Saturday, December 01, 2007

The Waiting Room

I work in a hospital. No, I'm not a doctor, and I don't play one on TV. But I spend a lot of time around the waiting rooms of departments like the Cardiac ICU -- what a close friend affectionately calls "Gateway to the Sickest Four Walls in America". Despite the fact that miracles take place daily befhind those walls, this is still a place of mortality.

These rooms are filled -- nearly 24/7 -- with worried, frightened people. Parents, holding each other, waiting to know if their precious child has survived a difficult operation. A husband, passing off bored and active children to siblings or parents, and hoping, praying, that his wife will sit beside him again soon. A old women, alone, sitting with incredible patience, staring at a memory only she can see and hoping that she won't go home a widow today.

Conversations are always strained, unnaturally cheerful. Football games are watched with glassy-eyed stares and comments that are not really meant to be heard, but spoken only to fill the silence. But the silence creeps back in, inexorably, as each person in the room is left to contemplate mortality and inevitable change. The waiting room is one of humanity's great equalizers.

Despite the tastefully invisible floral wallpaper and the warm colors of the upholstery, if these places had a color, it would be grey.

Today, I passed a large family gathering -- three generations, with Grandpa conspicuously absent. I mentally categorized them as a "death watch". You can spot them a mile away; each member waiting, in turn, for his or her 10 minutes with the patient. This family was a little different, however. The entire group was sitting in a circle of loveseats and chairs and staring at the floor with great intensity. They were smiling.

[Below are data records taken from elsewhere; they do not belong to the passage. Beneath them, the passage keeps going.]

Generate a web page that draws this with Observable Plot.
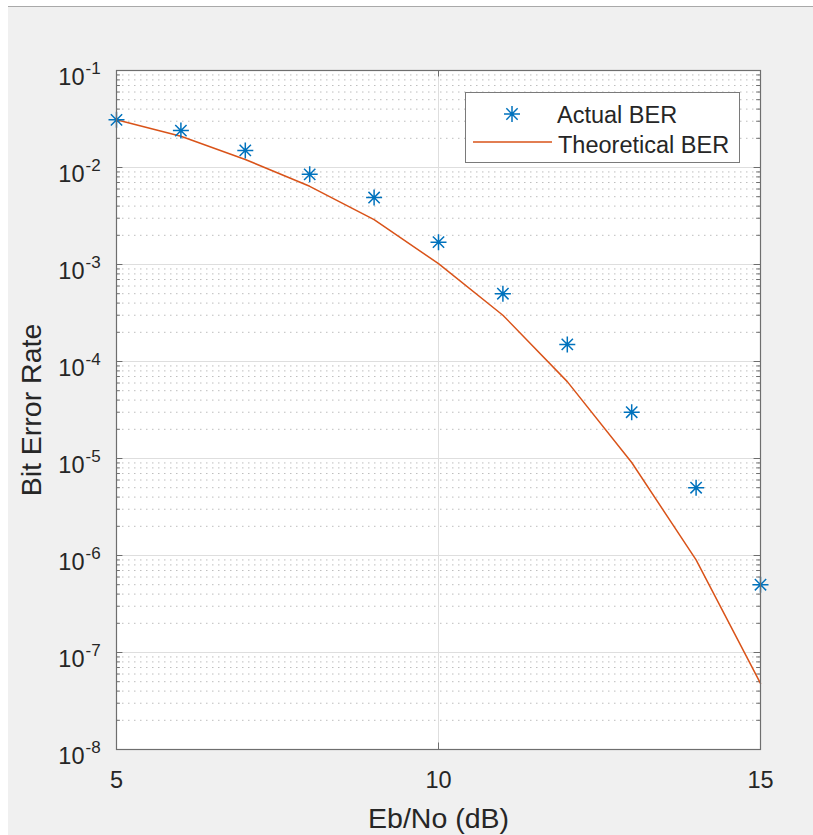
<!DOCTYPE html>
<html>
<head>
<meta charset="utf-8">
<script src="https://cdn.jsdelivr.net/npm/d3@7"></script>
<script src="https://cdn.jsdelivr.net/npm/@observablehq/plot@0.6"></script>
<style>
  html, body { margin: 0; padding: 0; background: #ffffff; width: 813px; height: 835px; overflow: hidden; }
  #bg { position: absolute; left: 8px; top: 6px; right: 0; bottom: 0; background: #f0f0f0; border-top: 1px solid #a9a9a9; }
  #chart { position: absolute; left: 0; top: 0; }
  #legend { position: absolute; left: 465px; top: 92px; }
  text { font-family: "Liberation Sans", Arial, Helvetica, sans-serif; }
</style>
</head>
<body>
<div id="bg"></div>
<div id="chart"></div>
<div id="legend"></div>
<script>
// ---- data ----
const ebno = [5, 6, 7, 8, 9, 10, 11, 12, 13, 14, 15];
const actualBER = [0.031, 0.024, 0.015, 0.0085, 0.0049, 0.0017, 5.0e-4, 1.5e-4, 3.0e-5, 5.0e-6, 5.0e-7];
const theoreticalBER = [0.031, 0.021, 0.0121, 0.0064, 0.0029, 1.02e-3, 3.0e-4, 6.2e-5, 9.1e-6, 9.0e-7, 4.8e-8];
const xTicks = [5, 10, 15];
const yExponents = [-8, -7, -6, -5, -4, -3, -2, -1];
const seriesNames = ["Actual BER", "Theoretical BER"];
const xLabel = "Eb/No (dB)";
const yLabel = "Bit Error Rate";

const blue = "#0072BD";
const orange = "#D95319";
const axisColor = "#6e6e6e";
const textColor = "#262626";
const font = '"Liberation Sans", Arial, Helvetica, sans-serif';

const decades = yExponents.map(e => Math.pow(10, e));
const minors = [];
for (const e of yExponents.slice(0, -1)) for (let k = 2; k <= 9; k++) minors.push(k * Math.pow(10, e));

const actualRows = ebno.map((x, i) => ({x, y: actualBER[i]}));
const theoRows = ebno.map((x, i) => ({x, y: theoreticalBER[i]}));

// MATLAB-style '*' marker (plus + cross)
const star8 = {
  draw(ctx, size) {
    const r = Math.sqrt(size / Math.PI);
    const d = r * Math.SQRT1_2;
    ctx.moveTo(-r, 0); ctx.lineTo(r, 0);
    ctx.moveTo(0, -r); ctx.lineTo(0, r);
    ctx.moveTo(-d, -d); ctx.lineTo(d, d);
    ctx.moveTo(-d, d); ctx.lineTo(d, -d);
  }
};

const xMin = 5, xMax = 15, yMin = 1e-8, yMax = 1e-1;
const majLen = 0.1, minLen = 0.06;           // tick lengths in x units
const xTickDec = 0.067;                       // x tick length in decades

const chart = Plot.plot({
  width: 813,
  height: 835,
  marginLeft: 116,
  marginRight: 53,
  marginTop: 70,
  marginBottom: 86,
  style: {background: "transparent", fontFamily: font, overflow: "visible"},
  x: {domain: [xMin, xMax], axis: null},
  y: {type: "log", domain: [yMin, yMax], axis: null},
  marks: [
    Plot.frame({fill: "white", stroke: "none"}),
    // minor dotted grid
    Plot.ruleY(minors, {y: d => d, stroke: "#bdbdbd", strokeWidth: 1, strokeDasharray: "1.5,4.5"}),
    // major grid
    Plot.ruleY(decades.slice(1, -1), {y: d => d, stroke: "#dedede", strokeWidth: 1}),
    Plot.ruleX(xTicks.slice(1, -1), {x: d => d, stroke: "#dedede", strokeWidth: 1}),
    // y ticks left/right (inward)
    Plot.ruleY(decades, {y: d => d, x1: xMin, x2: xMin + majLen, stroke: axisColor}),
    Plot.ruleY(decades, {y: d => d, x1: xMax - majLen, x2: xMax, stroke: axisColor}),
    Plot.ruleY(minors, {y: d => d, x1: xMin, x2: xMin + minLen, stroke: axisColor}),
    Plot.ruleY(minors, {y: d => d, x1: xMax - minLen, x2: xMax, stroke: axisColor}),
    // x ticks bottom/top (inward)
    Plot.ruleX(xTicks, {x: d => d, y1: yMin, y2: yMin * Math.pow(10, xTickDec), stroke: axisColor}),
    Plot.ruleX(xTicks, {x: d => d, y1: yMax, y2: yMax / Math.pow(10, xTickDec), stroke: axisColor}),
    // data
    Plot.line(theoRows, {x: "x", y: "y", stroke: orange, strokeWidth: 1.5}),
    Plot.dot(actualRows, {x: "x", y: "y", symbol: star8, r: 8, stroke: blue, strokeWidth: 1.5, fill: "none"}),
    // axes box
    Plot.frame({stroke: axisColor, strokeWidth: 1.2}),
    // y tick labels 10^e
    Plot.text(decades, {y: d => d, frameAnchor: "left", text: () => "10", textAnchor: "end", lineAnchor: "middle",
      dx: -32, dy: 7, fontSize: 23.5, fill: textColor}),
    Plot.text(decades, {y: d => d, frameAnchor: "left", text: d => String(Math.round(Math.log10(d))), textAnchor: "start", lineAnchor: "middle",
      dx: -31, dy: -2, fontSize: 17, fill: textColor}),
    // x tick labels
    Plot.text(xTicks, {x: d => d, frameAnchor: "bottom", text: d => String(d), textAnchor: "middle", lineAnchor: "middle",
      dy: 31, fontSize: 23.5, fill: textColor}),
    // axis labels
    Plot.text([xLabel], {frameAnchor: "bottom", text: d => d, textAnchor: "middle", lineAnchor: "middle",
      dy: 69, fontSize: 28.5, fill: textColor}),
    Plot.text([yLabel], {frameAnchor: "left", text: d => d, textAnchor: "middle", lineAnchor: "middle", rotate: -90,
      dx: -85, fontSize: 28.5, fill: textColor})
  ]
});
document.getElementById("chart").appendChild(chart);

// ---- legend ----
const lw = 275, lh = 71;
const leg = d3.select("#legend").append("svg").attr("width", lw).attr("height", lh);
leg.append("rect").attr("x", 0.5).attr("y", 0.5).attr("width", lw - 1).attr("height", lh - 1)
  .attr("fill", "white").attr("stroke", "#7a7a7a").attr("stroke-width", 1);
const sp = d3.path(); star8.draw(sp, 8 * 8 * Math.PI);
leg.append("path").attr("d", sp.toString()).attr("transform", "translate(47,22)")
  .attr("fill", "none").attr("stroke", blue).attr("stroke-width", 1.5);
leg.append("line").attr("x1", 8).attr("x2", 87).attr("y1", 50).attr("y2", 50)
  .attr("stroke", orange).attr("stroke-width", 1.5);
leg.append("text").attr("x", 92).attr("y", 31).attr("font-size", 23.5).attr("fill", textColor)
  .style("font-family", font).text(seriesNames[0]);
leg.append("text").attr("x", 93).attr("y", 61).attr("font-size", 23.5).attr("fill", textColor)
  .style("font-family", font).text(seriesNames[1]);
</script>
</body>
</html>
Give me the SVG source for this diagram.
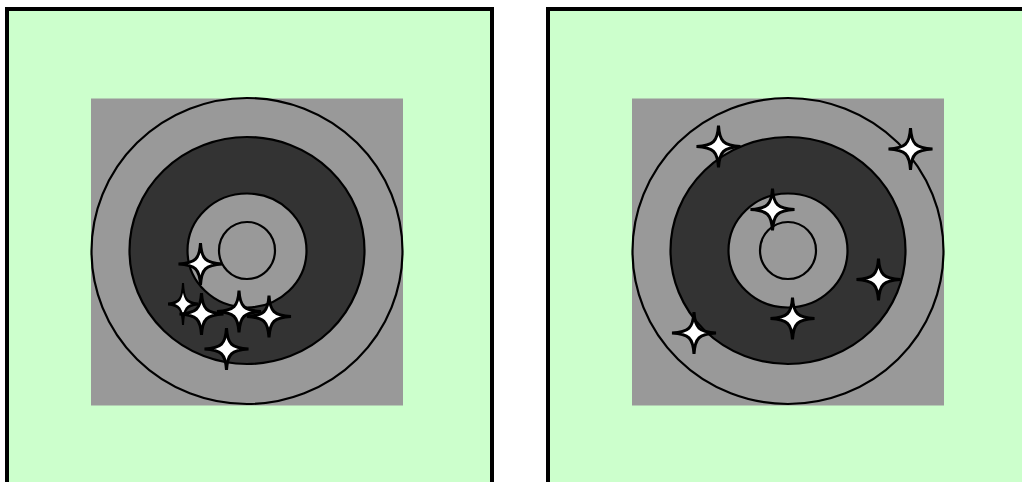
<svg xmlns="http://www.w3.org/2000/svg" xmlns:xlink="http://www.w3.org/1999/xlink" width="1022" height="482" viewBox="0 0 1022 482">
<style>
.panel{fill:#ccffcc;stroke:#000;stroke-width:4}
.bg{fill:#999999}
.ring{stroke:#000;stroke-width:2.2}
.lt{fill:#999999}
.dk{fill:#333333}
.star{fill:#fff;stroke:#000;stroke-width:3;stroke-linejoin:miter;stroke-miterlimit:10}
</style>
<defs>
<path id="star" d="M0,-21 C1,-5 5,-1 22,0 C5,1 1,5 0,21 C-1,5 -5,1 -22,0 C-5,-1 -1,-5 0,-21 Z"/>
<g id="target">
<rect class="bg" x="-156" y="-152.5" width="312" height="307"/>
<ellipse class="ring lt" cx="0" cy="0" rx="155.5" ry="153"/>
<ellipse class="ring dk" cx="0" cy="-0.5" rx="117.5" ry="113.5"/>
<ellipse class="ring lt" cx="0" cy="-0.5" rx="59.5" ry="57"/>
<ellipse class="ring lt" cx="0" cy="-0.5" rx="28" ry="28.5"/>
</g>
</defs>
<g id="panel-left">
<rect class="panel" x="7" y="9" width="485" height="490"/>
<use xlink:href="#target" transform="translate(247,251)"/>
<g id="stars-left">
<use class="star" xlink:href="#star" transform="translate(200.5,264)"/>
<use class="star" xlink:href="#star" transform="translate(183,304) scale(0.68,1)"/>
<use class="star" xlink:href="#star" transform="translate(201.5,314)"/>
<use class="star" xlink:href="#star" transform="translate(239,311.5)"/>
<use class="star" xlink:href="#star" transform="translate(269,316.5)"/>
<use class="star" xlink:href="#star" transform="translate(226.5,349)"/>
</g>
</g>
<g id="panel-right">
<rect class="panel" x="548" y="9" width="490" height="490"/>
<use xlink:href="#target" transform="translate(788,251)"/>
<g id="stars-right">
<use class="star" xlink:href="#star" transform="translate(718.5,146.5)"/>
<use class="star" xlink:href="#star" transform="translate(910.5,149)"/>
<use class="star" xlink:href="#star" transform="translate(772.5,209.5)"/>
<use class="star" xlink:href="#star" transform="translate(878.5,279.5)"/>
<use class="star" xlink:href="#star" transform="translate(792.5,318.5)"/>
<use class="star" xlink:href="#star" transform="translate(694,333)"/>
</g>
</g>
<g id="connectors"/>
</svg>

I followed their gaze to see a baby girl, perhaps 6 months old, laying on a pink fuzzy blanket. She was an absolute beauty: dark hair, blue eyes, porcelain skin. And she was playing well to her audience: kicking her feet and laughing the way only babies can -- starting with her toes, entire body convulsing with joy, and ending with a squeal most adults would struggle to produce. I couldn't help but smile.

"You have a big responsibility there, little one", I thought. There, embodied in her wiggling pinkness, were the collected hopes of an entire family. While she lay there, squealing, joyful, oblivious to the tension around her, the family could focus on life. They could pretend they were just there to see the newest family member, and not waiting to say goodbye to perhaps their oldest.

I went on to my destination. Papers delivered, explanations proffered, a joke shared, a task procured. As I passed back by the waiting room, the baby started to cry. Dad scooped her up to offer a bottle or a bit of comfort, and the spell was broken.

The light slowly faded and the room turned back to grey. And one by one, I watched the face of each family member close up as each retreated slowly back into personal solitude, where the sounds of crying babies, overhead pages, IV alarms and televisions are drowned out by the roaring din of reflection.

9 comments:

Allan said...

I hate that room.

bhd said...

So beautifully written, my friend. And screw you for making me cry.

Beanie said...

Allan:

((hug)) for you, my friend.

Anyone who has ever been in that room hates it.

And BHD, I'm sorry it made you cry. It made me cry, too.

Mermaid Melanie said...

I can feel the energy as you described it. I have seen it. Beautifully done. I didn't cry until you both said you cried. I was wrapped up in the pink blanket.

rebecca said...

damnit.

:(

i cry pretty easily these days, but damn. this was a tearjerker.

Mississippi Songbird said...

Tears here...and bunches of hugs

Mike Carter said...

Nicely written. It amazes me how some of our greatest joys and deepest sorrows all can happen in hospitals - the start and the end of life.

winter said...

Beautifully written, Beanie. Thank your for sharing this with us. *hug*

Michelle said...

Some people can capture those moments like snapshots right out of life but few people can actually share them with others as eloquently and poignantly as you can.